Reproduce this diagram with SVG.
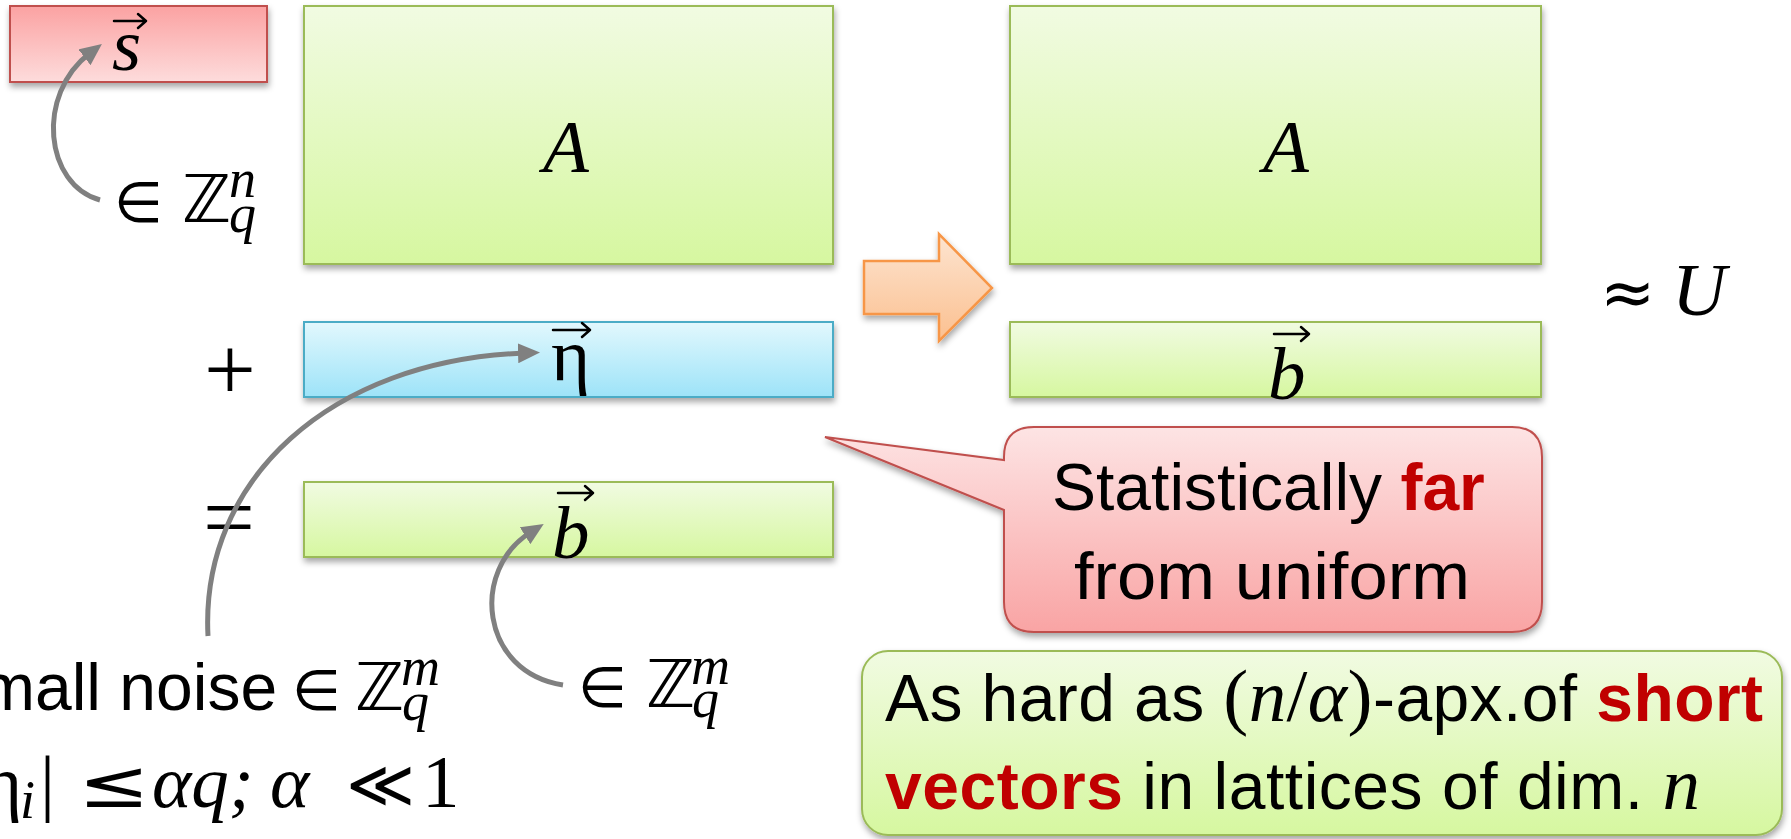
<svg xmlns="http://www.w3.org/2000/svg" width="1791" height="839" viewBox="0 0 1791 839">
<defs>
<linearGradient id="gGreen" x1="0" y1="0" x2="0" y2="1"><stop offset="0" stop-color="#f1fbe2"/><stop offset="1" stop-color="#d6f7a0"/></linearGradient>
<linearGradient id="gBlue" x1="0" y1="0" x2="0" y2="1"><stop offset="0" stop-color="#e2f8fd"/><stop offset="1" stop-color="#9de3f8"/></linearGradient>
<linearGradient id="gRedS" x1="0" y1="0" x2="0" y2="1"><stop offset="0" stop-color="#fba2a2"/><stop offset="1" stop-color="#fddcdc"/></linearGradient>
<linearGradient id="gRedC" x1="0" y1="0" x2="0" y2="1"><stop offset="0" stop-color="#fde4e4"/><stop offset="1" stop-color="#f9a4a4"/></linearGradient>
<linearGradient id="gOrange" x1="0" y1="0" x2="0" y2="1"><stop offset="0" stop-color="#fde4d0"/><stop offset="1" stop-color="#fbc090"/></linearGradient>
<filter id="shadow" x="-10%" y="-10%" width="130%" height="140%"><feDropShadow dx="1" dy="4" stdDeviation="3" flood-color="#000" flood-opacity="0.35"/></filter>
<marker id="ah" markerUnits="userSpaceOnUse" viewBox="0 0 22 20" markerWidth="22" markerHeight="20" refX="7" refY="10" orient="auto"><path d="M0,0 L22,10 L0,20 Z" fill="#808080"/></marker>
</defs>
<style>
.txt{font-family:"Liberation Sans",Arial,sans-serif;font-size:66px;fill:#000}
.mi{font-family:"Liberation Serif","DejaVu Serif",serif;font-style:italic;font-size:75px;fill:#000}
.mr{font-family:"Liberation Serif","DejaVu Serif",serif;font-size:75px;fill:#000}
.op{font-family:"Liberation Serif","DejaVu Serif",serif;font-size:92px;fill:#000}
.sym{font-family:"DejaVu Sans","DejaVu Serif",sans-serif;font-size:66px;fill:#000}
.el{font-family:"DejaVu Sans","DejaVu Serif",sans-serif;font-size:56px;fill:#000}
.scr{font-family:"Liberation Serif","DejaVu Serif",serif;font-style:italic;font-size:54px;fill:#000}
.red{fill:#c00000;font-weight:bold}
.conn{fill:none;stroke:#808080;stroke-width:5;marker-end:url(#ah)}
.vec{fill:none;stroke:#000;stroke-width:2.5;stroke-linecap:round;stroke-linejoin:round}
.gbox{fill:url(#gGreen);stroke:#9bbb59;stroke-width:2;filter:url(#shadow)}
</style>

<g id="node-s">
<rect x="10" y="6" width="257" height="76" fill="url(#gRedS)" stroke="#c0504d" stroke-width="2" filter="url(#shadow)"/>
<text class="mi" x="112" y="70">s</text>
<path class="vec" d="M114,21 H146 M138,14 L146,21 L138,28"/>
</g>

<g id="label-s-domain">
<text class="el" x="114" y="222">∈</text>
<text class="sym" x="182" y="222">ℤ</text>
<text class="scr" x="229" y="197">n</text>
<text class="scr" x="229" y="232">q</text>
</g>

<g id="node-A-left">
<rect class="gbox" x="304" y="6" width="529" height="258"/>
<text class="mi" x="543" y="172">A</text>
</g>

<g id="op-plus"><text class="op" x="230" y="400" text-anchor="middle">+</text></g>

<g id="node-eta">
<rect x="304" y="322" width="529" height="75" fill="url(#gBlue)" stroke="#4bacc6" stroke-width="2" filter="url(#shadow)"/>
<text class="mr" x="551" y="380">η</text>
<path class="vec" d="M553,330 H590 M582,323 L590,330 L582,337"/>
</g>

<g id="op-eq"><text class="op" x="229" y="548" text-anchor="middle">=</text></g>

<g id="node-b-left">
<rect class="gbox" x="304" y="482" width="529" height="75"/>
<text class="mi" x="552" y="558">b</text>
<path class="vec" d="M558,493 H593 M585,486 L593,493 L585,500"/>
</g>

<g id="label-b-domain">
<text class="el" x="578" y="707">∈</text>
<text class="sym" x="646" y="707">ℤ</text>
<text class="scr" x="691" y="684">m</text>
<text class="scr" x="692" y="717">q</text>
</g>

<g id="label-noise">
<text class="txt" x="-64" y="710">Small noise</text>
<text class="el" x="292" y="710">∈</text>
<text class="sym" x="355" y="710">ℤ</text>
<text class="scr" x="401" y="685">m</text>
<text class="scr" x="402" y="720">q</text>
<text class="mr" x="-32" y="807">|η</text>
<text class="scr" x="20" y="818">i</text>
<text class="mr" x="40" y="807">|</text>
<text class="sym" transform="translate(78,807) scale(1.3,1)" x="0" y="0">≤</text>
<text class="mi" x="152" y="807">αq;</text>
<text class="mi" x="270" y="807">α</text>
<text class="sym" x="346" y="807">≪</text>
<text class="mr" x="422" y="807">1</text>
</g>

<g id="node-arrow">
<polygon points="864,261 939,261 939,234 992,288 939,341 939,314 864,314" fill="url(#gOrange)" stroke="#f79646" stroke-width="2.5" filter="url(#shadow)"/>
</g>

<g id="node-A-right">
<rect class="gbox" x="1010" y="6" width="531" height="258"/>
<text class="mi" x="1263" y="172">A</text>
</g>

<g id="node-b-right">
<rect class="gbox" x="1010" y="322" width="531" height="75"/>
<text class="mi" x="1268" y="399">b</text>
<path class="vec" d="M1274,334 H1309 M1301,327 L1309,334 L1301,341"/>
</g>

<g id="label-approx">
<text class="sym" x="1600" y="315">≈</text>
<text class="mi" x="1672" y="315">U</text>
</g>

<g id="callout-far">
<path d="M1034,427 H1512 Q1542,427 1542,457 V602 Q1542,632 1512,632 H1034 Q1004,632 1004,602 V510 L825,437 L1004,460 V457 Q1004,427 1034,427 Z" fill="url(#gRedC)" stroke="#c0504d" stroke-width="2" filter="url(#shadow)"/>
<text class="txt" x="1052" y="510">Statistically <tspan class="red">far</tspan></text>
<text class="txt" x="1074" y="599" textLength="396" lengthAdjust="spacingAndGlyphs">from uniform</text>
</g>

<g id="callout-hard">
<rect x="862" y="651" width="920" height="184" rx="26" ry="26" fill="url(#gGreen)" stroke="#9bbb59" stroke-width="2" filter="url(#shadow)"/>
<text class="txt" x="885" y="721" textLength="878" lengthAdjust="spacing">As hard as <tspan class="mr">(</tspan><tspan class="mi">n</tspan><tspan class="mr">/</tspan><tspan class="mi">α</tspan><tspan class="mr">)</tspan>-apx.of <tspan class="red">short</tspan></text>
<text class="txt" x="885" y="809" textLength="815" lengthAdjust="spacing"><tspan class="red">vectors</tspan> in lattices of dim. <tspan class="mi">n</tspan></text>
</g>

<g id="connectors">
<path class="conn" d="M100,200 C 45,185 35,95 90,53"/>
<path class="conn" d="M208,636 C 200,480 330,360 525,353"/>
<path class="conn" d="M563,685 C 480,672 470,570 531,532"/>
</g>
</svg>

+ + + + + + +

» **Written exercise**:
Exclude the pictures. Write out the remaining data exactly.

» **Solution for this problem**:
Reproduce this diagram with SVG.
<svg xmlns="http://www.w3.org/2000/svg" width="1791" height="839" viewBox="0 0 1791 839">
<defs>
<linearGradient id="gGreen" x1="0" y1="0" x2="0" y2="1"><stop offset="0" stop-color="#f1fbe2"/><stop offset="1" stop-color="#d6f7a0"/></linearGradient>
<linearGradient id="gBlue" x1="0" y1="0" x2="0" y2="1"><stop offset="0" stop-color="#e2f8fd"/><stop offset="1" stop-color="#9de3f8"/></linearGradient>
<linearGradient id="gRedS" x1="0" y1="0" x2="0" y2="1"><stop offset="0" stop-color="#fba2a2"/><stop offset="1" stop-color="#fddcdc"/></linearGradient>
<linearGradient id="gRedC" x1="0" y1="0" x2="0" y2="1"><stop offset="0" stop-color="#fde4e4"/><stop offset="1" stop-color="#f9a4a4"/></linearGradient>
<linearGradient id="gOrange" x1="0" y1="0" x2="0" y2="1"><stop offset="0" stop-color="#fde4d0"/><stop offset="1" stop-color="#fbc090"/></linearGradient>
<filter id="shadow" x="-10%" y="-10%" width="130%" height="140%"><feDropShadow dx="1" dy="4" stdDeviation="3" flood-color="#000" flood-opacity="0.35"/></filter>
<marker id="ah" markerUnits="userSpaceOnUse" viewBox="0 0 22 20" markerWidth="22" markerHeight="20" refX="7" refY="10" orient="auto"><path d="M0,0 L22,10 L0,20 Z" fill="#808080"/></marker>
</defs>
<style>
.txt{font-family:"Liberation Sans",Arial,sans-serif;font-size:66px;fill:#000}
.mi{font-family:"Liberation Serif","DejaVu Serif",serif;font-style:italic;font-size:75px;fill:#000}
.mr{font-family:"Liberation Serif","DejaVu Serif",serif;font-size:75px;fill:#000}
.op{font-family:"Liberation Serif","DejaVu Serif",serif;font-size:92px;fill:#000}
.sym{font-family:"DejaVu Sans","DejaVu Serif",sans-serif;font-size:66px;fill:#000}
.el{font-family:"DejaVu Sans","DejaVu Serif",sans-serif;font-size:56px;fill:#000}
.scr{font-family:"Liberation Serif","DejaVu Serif",serif;font-style:italic;font-size:54px;fill:#000}
.red{fill:#c00000;font-weight:bold}
.conn{fill:none;stroke:#808080;stroke-width:5;marker-end:url(#ah)}
.vec{fill:none;stroke:#000;stroke-width:2.5;stroke-linecap:round;stroke-linejoin:round}
.gbox{fill:url(#gGreen);stroke:#9bbb59;stroke-width:2;filter:url(#shadow)}
</style>

<g id="node-s">
<rect x="10" y="6" width="257" height="76" fill="url(#gRedS)" stroke="#c0504d" stroke-width="2" filter="url(#shadow)"/>
<text class="mi" x="112" y="70">s</text>
<path class="vec" d="M114,21 H146 M138,14 L146,21 L138,28"/>
</g>

<g id="label-s-domain">
<text class="el" x="114" y="222">∈</text>
<text class="sym" x="182" y="222">ℤ</text>
<text class="scr" x="229" y="197">n</text>
<text class="scr" x="229" y="232">q</text>
</g>

<g id="node-A-left">
<rect class="gbox" x="304" y="6" width="529" height="258"/>
<text class="mi" x="543" y="172">A</text>
</g>

<g id="op-plus"><text class="op" x="230" y="400" text-anchor="middle">+</text></g>

<g id="node-eta">
<rect x="304" y="322" width="529" height="75" fill="url(#gBlue)" stroke="#4bacc6" stroke-width="2" filter="url(#shadow)"/>
<text class="mr" x="551" y="380">η</text>
<path class="vec" d="M553,330 H590 M582,323 L590,330 L582,337"/>
</g>

<g id="op-eq"><text class="op" x="229" y="548" text-anchor="middle">=</text></g>

<g id="node-b-left">
<rect class="gbox" x="304" y="482" width="529" height="75"/>
<text class="mi" x="552" y="558">b</text>
<path class="vec" d="M558,493 H593 M585,486 L593,493 L585,500"/>
</g>

<g id="label-b-domain">
<text class="el" x="578" y="707">∈</text>
<text class="sym" x="646" y="707">ℤ</text>
<text class="scr" x="691" y="684">m</text>
<text class="scr" x="692" y="717">q</text>
</g>

<g id="label-noise">
<text class="txt" x="-64" y="710">Small noise</text>
<text class="el" x="292" y="710">∈</text>
<text class="sym" x="355" y="710">ℤ</text>
<text class="scr" x="401" y="685">m</text>
<text class="scr" x="402" y="720">q</text>
<text class="mr" x="-32" y="807">|η</text>
<text class="scr" x="20" y="818">i</text>
<text class="mr" x="40" y="807">|</text>
<text class="sym" transform="translate(78,807) scale(1.3,1)" x="0" y="0">≤</text>
<text class="mi" x="152" y="807">αq;</text>
<text class="mi" x="270" y="807">α</text>
<text class="sym" x="346" y="807">≪</text>
<text class="mr" x="422" y="807">1</text>
</g>

<g id="node-arrow">
<polygon points="864,261 939,261 939,234 992,288 939,341 939,314 864,314" fill="url(#gOrange)" stroke="#f79646" stroke-width="2.5" filter="url(#shadow)"/>
</g>

<g id="node-A-right">
<rect class="gbox" x="1010" y="6" width="531" height="258"/>
<text class="mi" x="1263" y="172">A</text>
</g>

<g id="node-b-right">
<rect class="gbox" x="1010" y="322" width="531" height="75"/>
<text class="mi" x="1268" y="399">b</text>
<path class="vec" d="M1274,334 H1309 M1301,327 L1309,334 L1301,341"/>
</g>

<g id="label-approx">
<text class="sym" x="1600" y="315">≈</text>
<text class="mi" x="1672" y="315">U</text>
</g>

<g id="callout-far">
<path d="M1034,427 H1512 Q1542,427 1542,457 V602 Q1542,632 1512,632 H1034 Q1004,632 1004,602 V510 L825,437 L1004,460 V457 Q1004,427 1034,427 Z" fill="url(#gRedC)" stroke="#c0504d" stroke-width="2" filter="url(#shadow)"/>
<text class="txt" x="1052" y="510">Statistically <tspan class="red">far</tspan></text>
<text class="txt" x="1074" y="599" textLength="396" lengthAdjust="spacingAndGlyphs">from uniform</text>
</g>

<g id="callout-hard">
<rect x="862" y="651" width="920" height="184" rx="26" ry="26" fill="url(#gGreen)" stroke="#9bbb59" stroke-width="2" filter="url(#shadow)"/>
<text class="txt" x="885" y="721" textLength="878" lengthAdjust="spacing">As hard as <tspan class="mr">(</tspan><tspan class="mi">n</tspan><tspan class="mr">/</tspan><tspan class="mi">α</tspan><tspan class="mr">)</tspan>-apx.of <tspan class="red">short</tspan></text>
<text class="txt" x="885" y="809" textLength="815" lengthAdjust="spacing"><tspan class="red">vectors</tspan> in lattices of dim. <tspan class="mi">n</tspan></text>
</g>

<g id="connectors">
<path class="conn" d="M100,200 C 45,185 35,95 90,53"/>
<path class="conn" d="M208,636 C 200,480 330,360 525,353"/>
<path class="conn" d="M563,685 C 480,672 470,570 531,532"/>
</g>
</svg>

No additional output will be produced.